• [YOUR TASK]:
Copy the listing below line for line, starting at its first line and ending with the line that has "11.54, 16.06, 19.96];" in it. Add nothing.

• [DATA SEGMENT]:
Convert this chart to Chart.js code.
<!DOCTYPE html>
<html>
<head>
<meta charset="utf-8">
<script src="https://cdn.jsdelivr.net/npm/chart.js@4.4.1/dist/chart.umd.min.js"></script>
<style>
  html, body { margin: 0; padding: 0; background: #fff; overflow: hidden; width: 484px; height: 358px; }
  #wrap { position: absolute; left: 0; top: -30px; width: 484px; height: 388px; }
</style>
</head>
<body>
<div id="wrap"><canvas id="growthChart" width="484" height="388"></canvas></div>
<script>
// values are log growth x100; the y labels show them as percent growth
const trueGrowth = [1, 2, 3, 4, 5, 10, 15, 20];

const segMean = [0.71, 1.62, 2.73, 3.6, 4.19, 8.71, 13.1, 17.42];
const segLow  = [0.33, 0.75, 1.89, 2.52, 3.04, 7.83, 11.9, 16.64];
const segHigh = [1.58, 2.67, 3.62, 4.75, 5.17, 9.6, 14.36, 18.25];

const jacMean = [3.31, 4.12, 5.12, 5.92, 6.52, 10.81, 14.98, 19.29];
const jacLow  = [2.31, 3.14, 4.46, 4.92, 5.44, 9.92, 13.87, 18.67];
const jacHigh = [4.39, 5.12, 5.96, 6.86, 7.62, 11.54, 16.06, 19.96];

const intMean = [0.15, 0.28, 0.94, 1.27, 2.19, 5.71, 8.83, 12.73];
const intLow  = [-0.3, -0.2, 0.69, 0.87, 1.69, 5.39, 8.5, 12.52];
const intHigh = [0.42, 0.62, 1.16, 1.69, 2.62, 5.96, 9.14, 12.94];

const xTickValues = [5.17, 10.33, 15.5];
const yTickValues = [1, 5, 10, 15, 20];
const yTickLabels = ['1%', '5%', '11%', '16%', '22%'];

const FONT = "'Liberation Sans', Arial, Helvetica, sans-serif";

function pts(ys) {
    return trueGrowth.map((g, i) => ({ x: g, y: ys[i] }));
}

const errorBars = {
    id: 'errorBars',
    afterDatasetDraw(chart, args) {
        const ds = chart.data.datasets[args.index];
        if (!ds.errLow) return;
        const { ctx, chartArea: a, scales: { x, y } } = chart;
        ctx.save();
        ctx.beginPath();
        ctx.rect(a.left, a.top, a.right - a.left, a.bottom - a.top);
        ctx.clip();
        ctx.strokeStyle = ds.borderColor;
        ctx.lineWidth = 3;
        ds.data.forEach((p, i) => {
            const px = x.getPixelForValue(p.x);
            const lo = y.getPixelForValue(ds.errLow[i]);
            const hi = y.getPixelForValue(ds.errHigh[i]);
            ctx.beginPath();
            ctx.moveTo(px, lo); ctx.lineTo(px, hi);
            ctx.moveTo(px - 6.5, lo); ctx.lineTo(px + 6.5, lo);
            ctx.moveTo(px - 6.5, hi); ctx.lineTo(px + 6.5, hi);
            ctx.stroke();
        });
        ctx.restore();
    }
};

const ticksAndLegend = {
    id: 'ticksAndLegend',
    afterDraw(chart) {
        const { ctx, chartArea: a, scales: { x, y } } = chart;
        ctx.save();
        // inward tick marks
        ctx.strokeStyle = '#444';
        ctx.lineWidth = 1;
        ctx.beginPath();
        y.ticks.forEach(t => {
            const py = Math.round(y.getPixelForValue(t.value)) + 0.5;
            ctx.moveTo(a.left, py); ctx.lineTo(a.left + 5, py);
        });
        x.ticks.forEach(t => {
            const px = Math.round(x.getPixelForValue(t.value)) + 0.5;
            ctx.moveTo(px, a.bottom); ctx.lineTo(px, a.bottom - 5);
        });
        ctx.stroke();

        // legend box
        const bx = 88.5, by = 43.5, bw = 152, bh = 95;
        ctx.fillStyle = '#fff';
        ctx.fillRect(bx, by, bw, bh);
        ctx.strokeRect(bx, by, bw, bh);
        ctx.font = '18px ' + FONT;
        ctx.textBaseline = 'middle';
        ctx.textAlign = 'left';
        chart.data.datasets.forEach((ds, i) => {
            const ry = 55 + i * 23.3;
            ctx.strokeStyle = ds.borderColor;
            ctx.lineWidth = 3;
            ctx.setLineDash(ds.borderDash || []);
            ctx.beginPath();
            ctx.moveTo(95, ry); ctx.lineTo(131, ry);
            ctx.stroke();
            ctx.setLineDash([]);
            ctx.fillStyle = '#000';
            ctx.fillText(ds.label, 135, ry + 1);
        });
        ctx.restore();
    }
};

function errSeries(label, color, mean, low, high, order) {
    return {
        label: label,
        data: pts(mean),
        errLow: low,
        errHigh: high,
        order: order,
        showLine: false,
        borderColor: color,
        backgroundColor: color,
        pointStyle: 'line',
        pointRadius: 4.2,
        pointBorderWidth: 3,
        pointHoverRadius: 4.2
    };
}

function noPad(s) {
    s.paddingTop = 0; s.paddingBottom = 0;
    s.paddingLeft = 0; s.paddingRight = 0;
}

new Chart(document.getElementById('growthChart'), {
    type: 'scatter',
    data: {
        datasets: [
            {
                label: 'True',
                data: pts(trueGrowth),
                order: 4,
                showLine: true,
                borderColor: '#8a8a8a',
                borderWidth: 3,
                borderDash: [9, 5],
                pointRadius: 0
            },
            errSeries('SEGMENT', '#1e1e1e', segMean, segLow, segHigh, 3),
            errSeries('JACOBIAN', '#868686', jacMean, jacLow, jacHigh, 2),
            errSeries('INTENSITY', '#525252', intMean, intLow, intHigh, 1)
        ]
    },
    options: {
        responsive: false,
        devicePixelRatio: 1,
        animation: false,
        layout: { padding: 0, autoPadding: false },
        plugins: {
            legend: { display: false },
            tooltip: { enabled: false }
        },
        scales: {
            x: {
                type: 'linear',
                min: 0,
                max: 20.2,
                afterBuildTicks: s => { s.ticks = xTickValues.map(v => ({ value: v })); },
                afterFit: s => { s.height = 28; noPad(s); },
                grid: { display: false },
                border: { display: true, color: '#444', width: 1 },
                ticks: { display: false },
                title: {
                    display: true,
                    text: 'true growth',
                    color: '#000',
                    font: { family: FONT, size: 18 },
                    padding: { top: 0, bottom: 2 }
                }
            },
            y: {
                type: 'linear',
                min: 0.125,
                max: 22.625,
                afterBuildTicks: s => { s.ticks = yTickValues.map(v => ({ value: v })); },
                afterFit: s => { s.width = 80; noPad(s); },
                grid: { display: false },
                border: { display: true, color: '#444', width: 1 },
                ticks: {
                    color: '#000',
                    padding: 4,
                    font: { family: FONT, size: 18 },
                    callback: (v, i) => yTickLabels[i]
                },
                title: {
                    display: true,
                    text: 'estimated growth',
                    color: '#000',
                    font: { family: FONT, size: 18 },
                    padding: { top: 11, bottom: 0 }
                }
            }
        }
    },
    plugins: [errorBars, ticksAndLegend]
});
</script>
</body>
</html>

• [FULL OUTPUT]:
Convert this chart to Chart.js code.
<!DOCTYPE html>
<html>
<head>
<meta charset="utf-8">
<script src="https://cdn.jsdelivr.net/npm/chart.js@4.4.1/dist/chart.umd.min.js"></script>
<style>
  html, body { margin: 0; padding: 0; background: #fff; overflow: hidden; width: 484px; height: 358px; }
  #wrap { position: absolute; left: 0; top: -30px; width: 484px; height: 388px; }
</style>
</head>
<body>
<div id="wrap"><canvas id="growthChart" width="484" height="388"></canvas></div>
<script>
// values are log growth x100; the y labels show them as percent growth
const trueGrowth = [1, 2, 3, 4, 5, 10, 15, 20];

const segMean = [0.71, 1.62, 2.73, 3.6, 4.19, 8.71, 13.1, 17.42];
const segLow  = [0.33, 0.75, 1.89, 2.52, 3.04, 7.83, 11.9, 16.64];
const segHigh = [1.58, 2.67, 3.62, 4.75, 5.17, 9.6, 14.36, 18.25];

const jacMean = [3.31, 4.12, 5.12, 5.92, 6.52, 10.81, 14.98, 19.29];
const jacLow  = [2.31, 3.14, 4.46, 4.92, 5.44, 9.92, 13.87, 18.67];
const jacHigh = [4.39, 5.12, 5.96, 6.86, 7.62, 11.54, 16.06, 19.96];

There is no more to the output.